• DATA FOR THIS EXERCISE:
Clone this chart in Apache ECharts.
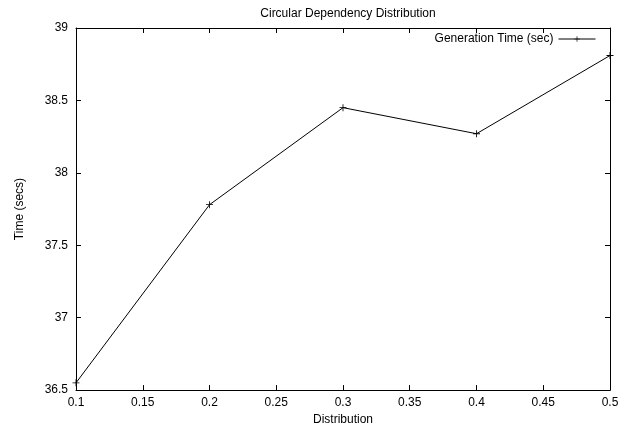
<!DOCTYPE html>
<html>
<head>
<meta charset="utf-8">
<script src="https://cdn.jsdelivr.net/npm/echarts@6/dist/echarts.min.js"></script>
<style>
  html, body { margin: 0; padding: 0; background: #fff; }
  #main { width: 629px; height: 431px; }
</style>
</head>
<body>
<div id="main"></div>
<script>
// data
const distribution = [0.1, 0.2, 0.3, 0.4, 0.5];
const genTime = [36.55, 37.78, 38.45, 38.27, 38.81];
const seriesName = "Generation Time (sec)";

const font = "Liberation Sans, Arial, sans-serif";
// gnuplot style "+" point
const plus = "path://M4.4,0H5.6V10H4.4Z M0,4.4H10V5.6H0Z";

const chart = echarts.init(document.getElementById("main"));

// shared axis look: black frame, ticks pointing inside
const frame = { show: true, lineStyle: { color: "#000", width: 1 } };
const ticks = { show: true, inside: true, length: 5, lineStyle: { color: "#000" } };
const txt = { fontFamily: font, fontSize: 12, color: "#000" };

chart.setOption({
  animation: false,
  backgroundColor: "#fff",
  title: {
    text: "Circular Dependency Distribution",
    left: 343,
    top: 3,
    textAlign: "center",
    textStyle: Object.assign({ fontWeight: "normal" }, txt),
  },
  legend: {
    right: 33,
    top: 33,
    padding: 0,
    align: "right",
    itemWidth: 37,
    itemHeight: 7,
    lineStyle: { width: 1 },
    textStyle: txt,
    data: [seriesName],
  },
  grid: { left: 76, right: 19, top: 28, bottom: 39, containLabel: false },
  xAxis: [
    {
      type: "value",
      min: 0.1,
      max: 0.5,
      interval: 0.05,
      name: "Distribution",
      nameLocation: "middle",
      nameGap: 22,
      nameTextStyle: txt,
      axisLine: frame,
      axisTick: ticks,
      splitLine: { show: false },
      axisLabel: Object.assign({ margin: 7 }, txt),
    },
    {
      type: "value",
      position: "top",
      min: 0.1,
      max: 0.5,
      interval: 0.05,
      axisLine: frame,
      axisTick: ticks,
      splitLine: { show: false },
      axisLabel: { show: false },
    },
  ],
  yAxis: [
    {
      type: "value",
      min: 36.5,
      max: 39,
      interval: 0.5,
      name: "Time (secs)",
      nameLocation: "middle",
      nameGap: 50,
      nameTextStyle: txt,
      axisLine: frame,
      axisTick: ticks,
      splitLine: { show: false },
      axisLabel: Object.assign({ margin: 8 }, txt),
    },
    {
      type: "value",
      position: "right",
      min: 36.5,
      max: 39,
      interval: 0.5,
      axisLine: frame,
      axisTick: ticks,
      splitLine: { show: false },
      axisLabel: { show: false },
    },
  ],
  series: [
    {
      name: seriesName,
      type: "line",
      data: distribution.map((d, i) => [d, genTime[i]]),
      symbol: plus,
      symbolSize: 7,
      color: "#000",
      lineStyle: { color: "#000", width: 1 },
      itemStyle: { color: "#000" },
    },
  ],
});
</script>
</body>
</html>
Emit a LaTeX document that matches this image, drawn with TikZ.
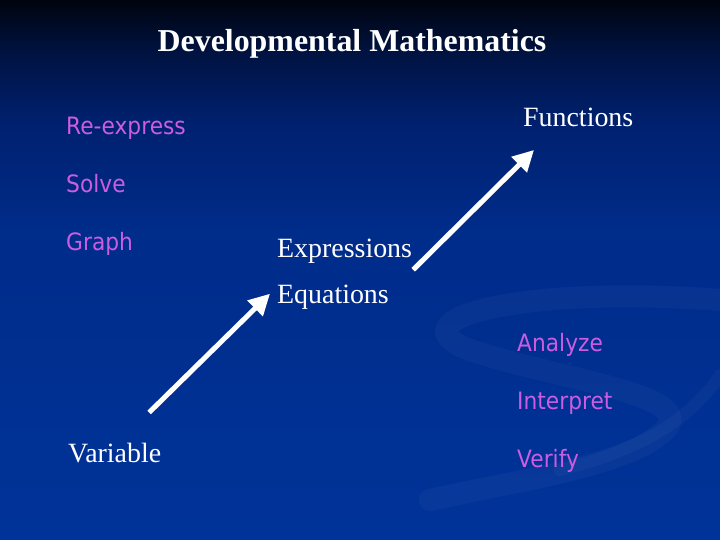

• SHORT TASK:
Can the entries above be repeated exactly, without their pictures?

• TASK OUTPUT:
Clone this chart in Apache ECharts.
<!DOCTYPE html>
<html>
<head>
<meta charset="utf-8">
<script src="https://cdn.jsdelivr.net/npm/echarts@6/dist/echarts.min.js"></script>
<style>
  html, body { margin: 0; padding: 0; background: #fff; }
  #main { width: 629px; height: 431px; }
</style>
</head>
<body>
<div id="main"></div>
<script>
// data
const distribution = [0.1, 0.2, 0.3, 0.4, 0.5];
const genTime = [36.55, 37.78, 38.45, 38.27, 38.81];
const seriesName = "Generation Time (sec)";

const font = "Liberation Sans, Arial, sans-serif";
// gnuplot style "+" point
const plus = "path://M4.4,0H5.6V10H4.4Z M0,4.4H10V5.6H0Z";

const chart = echarts.init(document.getElementById("main"));

// shared axis look: black frame, ticks pointing inside
const frame = { show: true, lineStyle: { color: "#000", width: 1 } };
const ticks = { show: true, inside: true, length: 5, lineStyle: { color: "#000" } };
const txt = { fontFamily: font, fontSize: 12, color: "#000" };

chart.setOption({
  animation: false,
  backgroundColor: "#fff",
  title: {
    text: "Circular Dependency Distribution",
    left: 343,
    top: 3,
    textAlign: "center",
    textStyle: Object.assign({ fontWeight: "normal" }, txt),
  },
  legend: {
    right: 33,
    top: 33,
    padding: 0,
    align: "right",
    itemWidth: 37,
    itemHeight: 7,
    lineStyle: { width: 1 },
    textStyle: txt,
    data: [seriesName],
  },
  grid: { left: 76, right: 19, top: 28, bottom: 39, containLabel: false },
  xAxis: [
    {
      type: "value",
      min: 0.1,
      max: 0.5,
      interval: 0.05,
      name: "Distribution",
      nameLocation: "middle",
      nameGap: 22,
      nameTextStyle: txt,
      axisLine: frame,
      axisTick: ticks,
      splitLine: { show: false },
      axisLabel: Object.assign({ margin: 7 }, txt),
    },
    {
      type: "value",
      position: "top",
      min: 0.1,
      max: 0.5,
      interval: 0.05,
      axisLine: frame,
      axisTick: ticks,
      splitLine: { show: false },
      axisLabel: { show: false },
    },
  ],
  yAxis: [
    {
      type: "value",
      min: 36.5,
      max: 39,
      interval: 0.5,
      name: "Time (secs)",
      nameLocation: "middle",
      nameGap: 50,
      nameTextStyle: txt,
      axisLine: frame,
      axisTick: ticks,
      splitLine: { show: false },
      axisLabel: Object.assign({ margin: 8 }, txt),
    },
    {
      type: "value",
      position: "right",
      min: 36.5,
      max: 39,
      interval: 0.5,
      axisLine: frame,
      axisTick: ticks,
      splitLine: { show: false },
      axisLabel: { show: false },
    },
  ],
  series: [
    {
      name: seriesName,
      type: "line",
      data: distribution.map((d, i) => [d, genTime[i]]),
      symbol: plus,
      symbolSize: 7,
      color: "#000",
      lineStyle: { color: "#000", width: 1 },
      itemStyle: { color: "#000" },
    },
  ],
});
</script>
</body>
</html>
Emit a LaTeX document that matches this image, drawn with TikZ.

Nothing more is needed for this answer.